Practical takeaways for policymakers, developers, and energy buyers
To help stakeholders assess cavern energy storage opportunities, here are practical takeaways grounded in current practice and emerging research:
- Value proposition: Cavern storage offers large-scale, long-duration energy capacity that complements fast-response batteries and seasonal renewable cycles. It is particularly valuable in markets with high renewable penetration and stable capacity markets.
- Site-led design: The availability of a suitable cavern and surrounding geology should drive project design, not the other way around. Early geology and water management studies save time and money later.
- Thermal integration matters: Efficient heat management is a primary driver of performance and cost. Advances in thermal storage and heat exchange can dramatically improve overall efficiency and project economics.

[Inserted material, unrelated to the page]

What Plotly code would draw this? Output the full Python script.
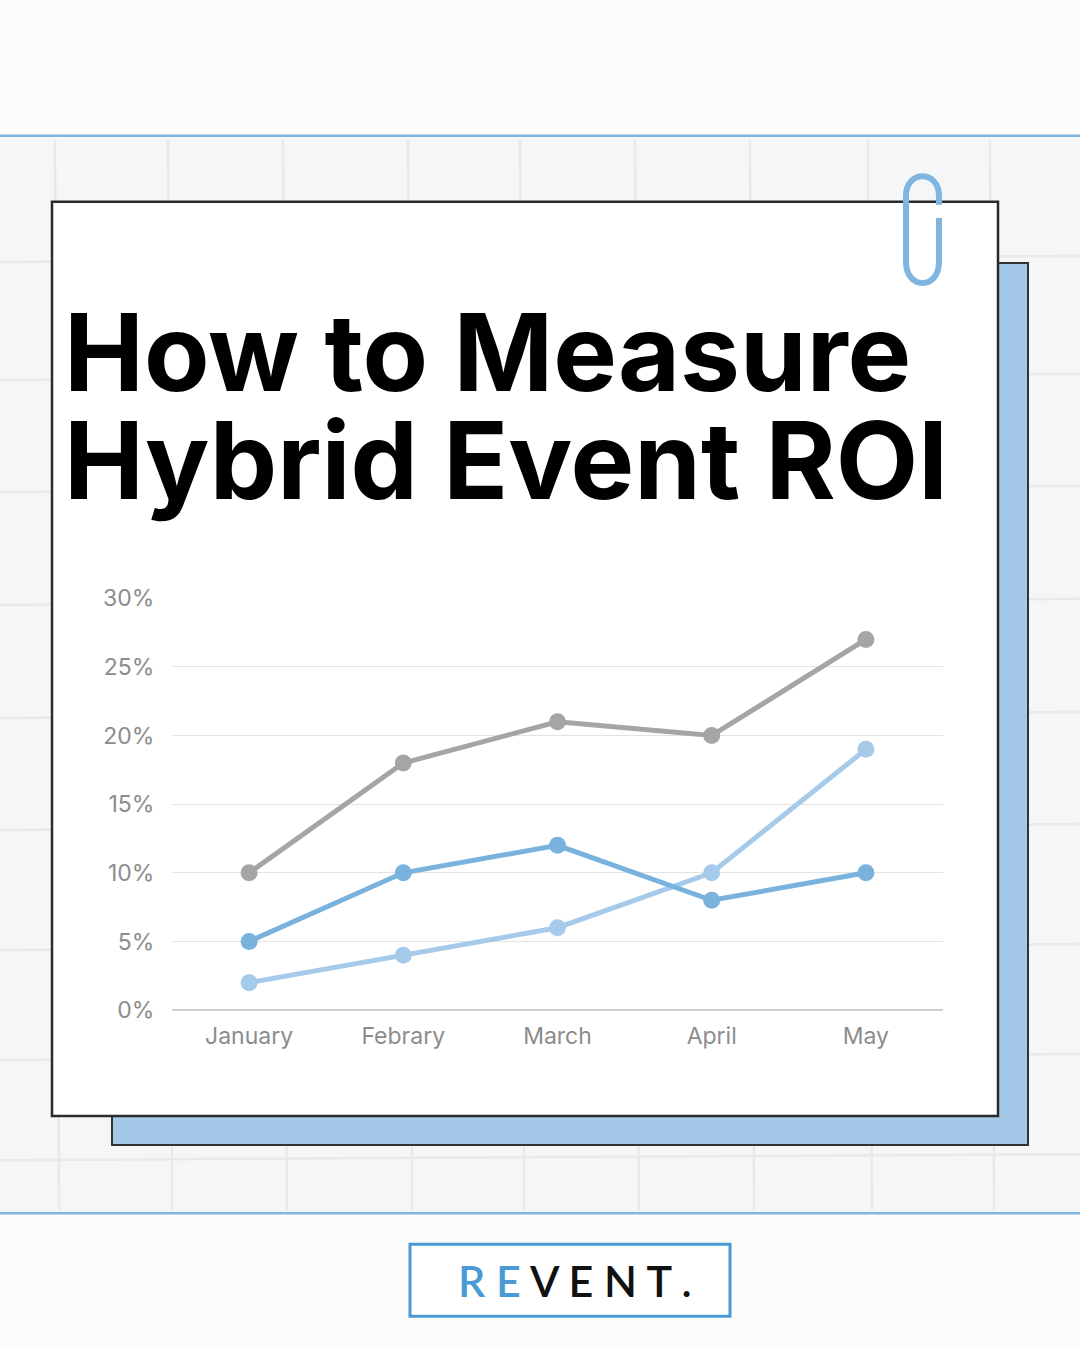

- Public acceptance and environmental stewardship: Transparent environmental safeguards and community engagement help reduce permitting risk and accelerate development timelines.
- Policy alignment: Long-term, predictable revenue streams for storage (capacity payments, reliability services, or green incentive programs) are critical to attract investment in cavern storage infrastructure.
A final reflection: where imagination meets geology
In the end, cavern energy storage is a vivid example of how human ingenuity can turn the Earth’s deep structure into a partner for a cleaner, more resilient power system. The idea is simple in concept—store energy by compressing air underground and release it when needed—but its execution sits at the intersection of geoscience, thermodynamics, civil engineering, energy economics, and public policy. When designed thoughtfully, cavern storage unlocks very large volumes of energy, offering a buffer that helps society absorb the irregular rhythms of wind and solar, while reducing reliance on fossil-fueled peaking plants. As grid demands evolve and the economics of storage continue to improve, cavern energy storage will likely become a more visible and influential tool in the portfolio of strategies that power a sustainable future.
If you’re evaluating storage options for a new renewable project, a regional grid modernization plan, or an energy storage portfolio, cavern energy storage deserves careful consideration. Its scale and potential for long-duration support a future grid that is cleaner, more flexible, and better prepared to meet the energy needs of communities around the world.